The Flash’s 17th episode (“Null and Annoyed”) had some poignant moments, humor, and a lot of WTF. From the Ninja Turtles to Willy Wonka to From Dusk Till Dawn, the references were plenty. And while the central storyline served as a vehicle for character development (Barry’s—because of his recognition of Ralph), I was super excited to see Kevin Smith (who also directed) and Jason Mewes Jay and Silent Bob onto the scene for the briefest of moments.
Nerds aside, Bethany Brown was so much fun as Null. I would’ve honestly liked to see more of her. She was witty, ruthless, and loved sparkly things. She was, until Ralph, a really smart criminal—using multiple identities in the past, preparing for possibilities during her heists. I kind of wanted to know more about her background. (Although, I would adore a secondary villain who was greyer. But DeVoe has some many different shades, there’s probably not enough time to do that.)

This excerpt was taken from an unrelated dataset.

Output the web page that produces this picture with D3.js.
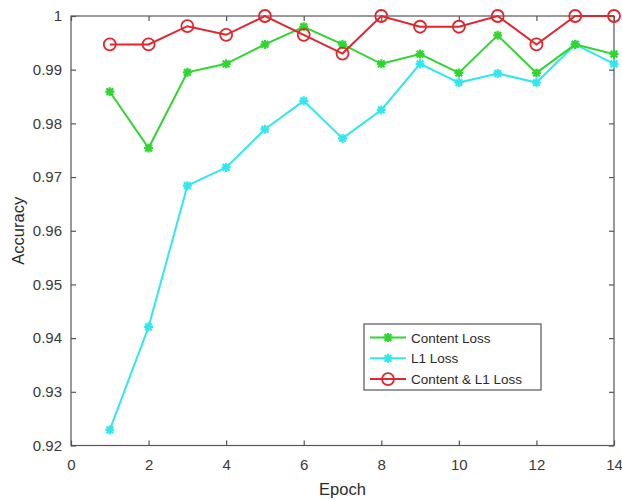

The Cisco and Breacher storyline gave those two a chance to shine. Danny Trejo is always awesome, but his banter with Carlos Valdes is always full of fire. Cisco trying to “fix” an unfixable problem—through lying and anti-histamines—was hilarious and also relatable. There are always tough conversations in life, sometimes with people who terrify us, but it’s important to have them. It was incredibly weird seeing Breacher in casual wear, but the A+ Khaleesi reference cracked me up.
You know what didn’t crack me up? Barry’s frustration with Ralph. Sure, it came from a place of insecurity. And sure, Barry is a champion worrier. However, at one point, Barry lamented that Ralph doesn’t think like him. And, uh, Barry isn’t always the greatest decision-maker, so. *pointed look* I did like the conversation those two had at the end of the episode. The show excels at heart-to-hearts. I maybe awww’d when Barry told Ralph, “It means you’re a great hero.”
Now, we’ve got to talk about DeVoe and his awful version of Groundhog’s Day involving his wife. It’s one thing to manipulate someone once, but to put her through that a number of times? That’s some serious coldness. Kim Engelbrecht was brilliant and heartbreaking, especially during the confrontation scene and what led up to it. She says so much with her eyes. But DeVoe has slowly become an unforgivable human, one who emotionally violates a woman he professes to love: “And I love you. But you are nothing without me.” That line made my jaw drop. There’s something so sinister about the calculating manner in which he plays this game, a strange cat-and-mouse of emotional torment. Does he intend to keep her in that loop forever? The show’s treatment of women, in general, has veered into questionable territory for me—especially given the DeVoe/Mechanic of it all.